WORK TO DO:
Copy the data that follows exactly. Include no pictures.

DATA BLOCK:
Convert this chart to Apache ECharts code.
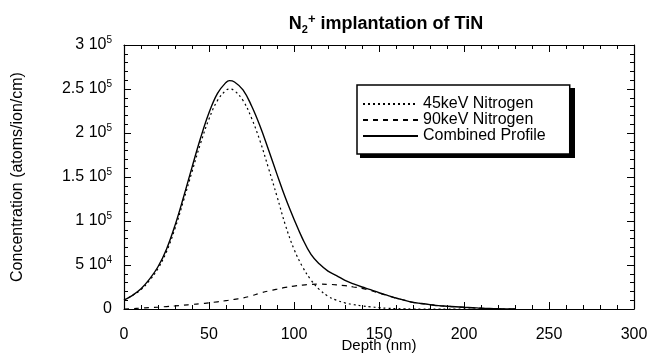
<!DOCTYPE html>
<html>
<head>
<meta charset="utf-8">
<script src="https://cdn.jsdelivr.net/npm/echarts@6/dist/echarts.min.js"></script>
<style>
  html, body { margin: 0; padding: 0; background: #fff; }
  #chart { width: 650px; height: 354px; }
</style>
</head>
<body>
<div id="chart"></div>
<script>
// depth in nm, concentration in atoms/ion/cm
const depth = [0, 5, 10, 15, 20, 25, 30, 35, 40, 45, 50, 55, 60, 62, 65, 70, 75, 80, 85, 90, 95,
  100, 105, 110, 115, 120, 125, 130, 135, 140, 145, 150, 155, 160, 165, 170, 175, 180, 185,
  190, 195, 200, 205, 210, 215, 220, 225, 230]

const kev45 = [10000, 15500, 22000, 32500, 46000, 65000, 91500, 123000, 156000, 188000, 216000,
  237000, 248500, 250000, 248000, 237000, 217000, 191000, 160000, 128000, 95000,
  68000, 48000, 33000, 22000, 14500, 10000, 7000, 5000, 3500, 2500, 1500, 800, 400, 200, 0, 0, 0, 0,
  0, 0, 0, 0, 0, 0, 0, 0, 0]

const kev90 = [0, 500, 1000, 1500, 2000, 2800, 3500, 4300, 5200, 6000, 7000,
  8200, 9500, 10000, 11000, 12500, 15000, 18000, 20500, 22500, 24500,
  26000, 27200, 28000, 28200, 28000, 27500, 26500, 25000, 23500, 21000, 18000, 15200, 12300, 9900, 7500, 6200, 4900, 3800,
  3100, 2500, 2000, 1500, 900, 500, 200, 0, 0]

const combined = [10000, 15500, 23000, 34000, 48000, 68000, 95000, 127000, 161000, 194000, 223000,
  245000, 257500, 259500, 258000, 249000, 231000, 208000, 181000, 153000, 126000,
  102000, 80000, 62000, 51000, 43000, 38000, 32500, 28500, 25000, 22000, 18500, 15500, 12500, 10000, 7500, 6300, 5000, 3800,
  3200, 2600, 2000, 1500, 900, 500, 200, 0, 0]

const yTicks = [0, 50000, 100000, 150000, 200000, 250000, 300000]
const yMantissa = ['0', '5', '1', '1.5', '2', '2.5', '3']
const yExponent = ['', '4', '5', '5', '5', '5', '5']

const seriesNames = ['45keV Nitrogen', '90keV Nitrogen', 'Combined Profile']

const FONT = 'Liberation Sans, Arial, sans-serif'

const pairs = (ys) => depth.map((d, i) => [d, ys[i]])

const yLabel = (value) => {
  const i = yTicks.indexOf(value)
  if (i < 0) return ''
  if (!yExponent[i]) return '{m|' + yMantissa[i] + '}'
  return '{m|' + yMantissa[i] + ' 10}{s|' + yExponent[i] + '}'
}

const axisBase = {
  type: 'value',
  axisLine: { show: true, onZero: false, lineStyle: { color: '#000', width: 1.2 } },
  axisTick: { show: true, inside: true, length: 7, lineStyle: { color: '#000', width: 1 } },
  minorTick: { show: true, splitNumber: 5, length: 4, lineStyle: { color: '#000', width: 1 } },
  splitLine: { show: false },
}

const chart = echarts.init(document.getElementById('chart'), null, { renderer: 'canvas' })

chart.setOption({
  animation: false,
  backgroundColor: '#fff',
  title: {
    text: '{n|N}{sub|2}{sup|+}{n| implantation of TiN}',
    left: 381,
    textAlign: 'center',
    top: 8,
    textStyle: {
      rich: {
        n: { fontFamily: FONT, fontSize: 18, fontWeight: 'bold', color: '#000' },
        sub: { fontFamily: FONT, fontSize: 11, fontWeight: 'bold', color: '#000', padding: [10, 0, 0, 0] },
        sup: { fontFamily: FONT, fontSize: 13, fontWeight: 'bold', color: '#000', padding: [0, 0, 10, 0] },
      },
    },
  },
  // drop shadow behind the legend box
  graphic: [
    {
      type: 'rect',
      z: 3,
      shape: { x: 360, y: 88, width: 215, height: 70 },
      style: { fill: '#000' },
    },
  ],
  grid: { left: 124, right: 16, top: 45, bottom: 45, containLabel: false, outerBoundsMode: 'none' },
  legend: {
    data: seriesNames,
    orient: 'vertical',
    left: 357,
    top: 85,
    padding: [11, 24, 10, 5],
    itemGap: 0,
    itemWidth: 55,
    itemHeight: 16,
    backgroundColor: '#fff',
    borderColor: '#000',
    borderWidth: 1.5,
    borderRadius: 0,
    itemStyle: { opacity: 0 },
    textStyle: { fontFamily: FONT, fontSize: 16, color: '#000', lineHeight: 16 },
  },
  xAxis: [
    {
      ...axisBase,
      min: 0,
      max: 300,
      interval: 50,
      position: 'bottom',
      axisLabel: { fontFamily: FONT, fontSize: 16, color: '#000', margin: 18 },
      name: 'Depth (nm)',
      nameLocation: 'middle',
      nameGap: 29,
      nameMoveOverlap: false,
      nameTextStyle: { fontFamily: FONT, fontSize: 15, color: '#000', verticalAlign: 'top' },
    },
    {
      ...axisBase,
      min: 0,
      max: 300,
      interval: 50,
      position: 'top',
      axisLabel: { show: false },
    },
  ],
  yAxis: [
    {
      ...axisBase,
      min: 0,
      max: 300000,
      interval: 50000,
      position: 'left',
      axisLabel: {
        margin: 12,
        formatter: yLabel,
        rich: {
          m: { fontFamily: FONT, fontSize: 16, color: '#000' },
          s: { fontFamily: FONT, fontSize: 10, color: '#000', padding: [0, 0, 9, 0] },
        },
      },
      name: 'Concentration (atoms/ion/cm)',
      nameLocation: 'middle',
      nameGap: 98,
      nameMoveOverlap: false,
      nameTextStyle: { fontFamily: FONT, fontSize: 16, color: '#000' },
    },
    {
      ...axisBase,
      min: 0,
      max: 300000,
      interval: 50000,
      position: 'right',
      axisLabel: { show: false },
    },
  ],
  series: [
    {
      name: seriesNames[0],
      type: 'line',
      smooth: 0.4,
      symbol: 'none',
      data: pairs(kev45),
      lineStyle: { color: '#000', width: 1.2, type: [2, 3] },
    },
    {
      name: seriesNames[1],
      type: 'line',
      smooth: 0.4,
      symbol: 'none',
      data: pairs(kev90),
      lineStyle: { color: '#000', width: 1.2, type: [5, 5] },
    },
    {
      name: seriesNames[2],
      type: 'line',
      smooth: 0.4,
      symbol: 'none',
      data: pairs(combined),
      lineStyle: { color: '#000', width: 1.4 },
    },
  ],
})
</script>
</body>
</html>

TASK OUTPUT:
Convert this chart to Apache ECharts code.
<!DOCTYPE html>
<html>
<head>
<meta charset="utf-8">
<script src="https://cdn.jsdelivr.net/npm/echarts@6/dist/echarts.min.js"></script>
<style>
  html, body { margin: 0; padding: 0; background: #fff; }
  #chart { width: 650px; height: 354px; }
</style>
</head>
<body>
<div id="chart"></div>
<script>
// depth in nm, concentration in atoms/ion/cm
const depth = [0, 5, 10, 15, 20, 25, 30, 35, 40, 45, 50, 55, 60, 62, 65, 70, 75, 80, 85, 90, 95,
  100, 105, 110, 115, 120, 125, 130, 135, 140, 145, 150, 155, 160, 165, 170, 175, 180, 185,
  190, 195, 200, 205, 210, 215, 220, 225, 230]

const kev45 = [10000, 15500, 22000, 32500, 46000, 65000, 91500, 123000, 156000, 188000, 216000,
  237000, 248500, 250000, 248000, 237000, 217000, 191000, 160000, 128000, 95000,
  68000, 48000, 33000, 22000, 14500, 10000, 7000, 5000, 3500, 2500, 1500, 800, 400, 200, 0, 0, 0, 0,
  0, 0, 0, 0, 0, 0, 0, 0, 0]

const kev90 = [0, 500, 1000, 1500, 2000, 2800, 3500, 4300, 5200, 6000, 7000,
  8200, 9500, 10000, 11000, 12500, 15000, 18000, 20500, 22500, 24500,
  26000, 27200, 28000, 28200, 28000, 27500, 26500, 25000, 23500, 21000, 18000, 15200, 12300, 9900, 7500, 6200, 4900, 3800,
  3100, 2500, 2000, 1500, 900, 500, 200, 0, 0]

const combined = [10000, 15500, 23000, 34000, 48000, 68000, 95000, 127000, 161000, 194000, 223000,
  245000, 257500, 259500, 258000, 249000, 231000, 208000, 181000, 153000, 126000,
  102000, 80000, 62000, 51000, 43000, 38000, 32500, 28500, 25000, 22000, 18500, 15500, 12500, 10000, 7500, 6300, 5000, 3800,
  3200, 2600, 2000, 1500, 900, 500, 200, 0, 0]

const yTicks = [0, 50000, 100000, 150000, 200000, 250000, 300000]
const yMantissa = ['0', '5', '1', '1.5', '2', '2.5', '3']
const yExponent = ['', '4', '5', '5', '5', '5', '5']

const seriesNames = ['45keV Nitrogen', '90keV Nitrogen', 'Combined Profile']

const FONT = 'Liberation Sans, Arial, sans-serif'

const pairs = (ys) => depth.map((d, i) => [d, ys[i]])

const yLabel = (value) => {
  const i = yTicks.indexOf(value)
  if (i < 0) return ''
  if (!yExponent[i]) return '{m|' + yMantissa[i] + '}'
  return '{m|' + yMantissa[i] + ' 10}{s|' + yExponent[i] + '}'
}

const axisBase = {
  type: 'value',
  axisLine: { show: true, onZero: false, lineStyle: { color: '#000', width: 1.2 } },
  axisTick: { show: true, inside: true, length: 7, lineStyle: { color: '#000', width: 1 } },
  minorTick: { show: true, splitNumber: 5, length: 4, lineStyle: { color: '#000', width: 1 } },
  splitLine: { show: false },
}

const chart = echarts.init(document.getElementById('chart'), null, { renderer: 'canvas' })

chart.setOption({
  animation: false,
  backgroundColor: '#fff',
  title: {
    text: '{n|N}{sub|2}{sup|+}{n| implantation of TiN}',
    left: 381,
    textAlign: 'center',
    top: 8,
    textStyle: {
      rich: {
        n: { fontFamily: FONT, fontSize: 18, fontWeight: 'bold', color: '#000' },
        sub: { fontFamily: FONT, fontSize: 11, fontWeight: 'bold', color: '#000', padding: [10, 0, 0, 0] },
        sup: { fontFamily: FONT, fontSize: 13, fontWeight: 'bold', color: '#000', padding: [0, 0, 10, 0] },
      },
    },
  },
  // drop shadow behind the legend box
  graphic: [
    {
      type: 'rect',
      z: 3,
      shape: { x: 360, y: 88, width: 215, height: 70 },
      style: { fill: '#000' },
    },
  ],
  grid: { left: 124, right: 16, top: 45, bottom: 45, containLabel: false, outerBoundsMode: 'none' },
  legend: {
    data: seriesNames,
    orient: 'vertical',
    left: 357,
    top: 85,
    padding: [11, 24, 10, 5],
    itemGap: 0,
    itemWidth: 55,
    itemHeight: 16,
    backgroundColor: '#fff',
    borderColor: '#000',
    borderWidth: 1.5,
    borderRadius: 0,
    itemStyle: { opacity: 0 },
    textStyle: { fontFamily: FONT, fontSize: 16, color: '#000', lineHeight: 16 },
  },
  xAxis: [
    {
      ...axisBase,
      min: 0,
      max: 300,
      interval: 50,
      position: 'bottom',
      axisLabel: { fontFamily: FONT, fontSize: 16, color: '#000', margin: 18 },
      name: 'Depth (nm)',
      nameLocation: 'middle',
      nameGap: 29,
      nameMoveOverlap: false,
      nameTextStyle: { fontFamily: FONT, fontSize: 15, color: '#000', verticalAlign: 'top' },
    },
    {
      ...axisBase,
      min: 0,
      max: 300,
      interval: 50,
      position: 'top',
      axisLabel: { show: false },
    },
  ],
  yAxis: [
    {
      ...axisBase,
      min: 0,
      max: 300000,
      interval: 50000,
      position: 'left',
      axisLabel: {
        margin: 12,
        formatter: yLabel,
        rich: {
          m: { fontFamily: FONT, fontSize: 16, color: '#000' },
          s: { fontFamily: FONT, fontSize: 10, color: '#000', padding: [0, 0, 9, 0] },
        },
      },
      name: 'Concentration (atoms/ion/cm)',
      nameLocation: 'middle',
      nameGap: 98,
      nameMoveOverlap: false,
      nameTextStyle: { fontFamily: FONT, fontSize: 16, color: '#000' },
    },
    {
      ...axisBase,
      min: 0,
      max: 300000,
      interval: 50000,
      position: 'right',
      axisLabel: { show: false },
    },
  ],
  series: [
    {
      name: seriesNames[0],
      type: 'line',
      smooth: 0.4,
      symbol: 'none',
      data: pairs(kev45),
      lineStyle: { color: '#000', width: 1.2, type: [2, 3] },
    },
    {
      name: seriesNames[1],
      type: 'line',
      smooth: 0.4,
      symbol: 'none',
      data: pairs(kev90),
      lineStyle: { color: '#000', width: 1.2, type: [5, 5] },
    },
    {
      name: seriesNames[2],
      type: 'line',
      smooth: 0.4,
      symbol: 'none',
      data: pairs(combined),
      lineStyle: { color: '#000', width: 1.4 },
    },
  ],
})
</script>
</body>
</html>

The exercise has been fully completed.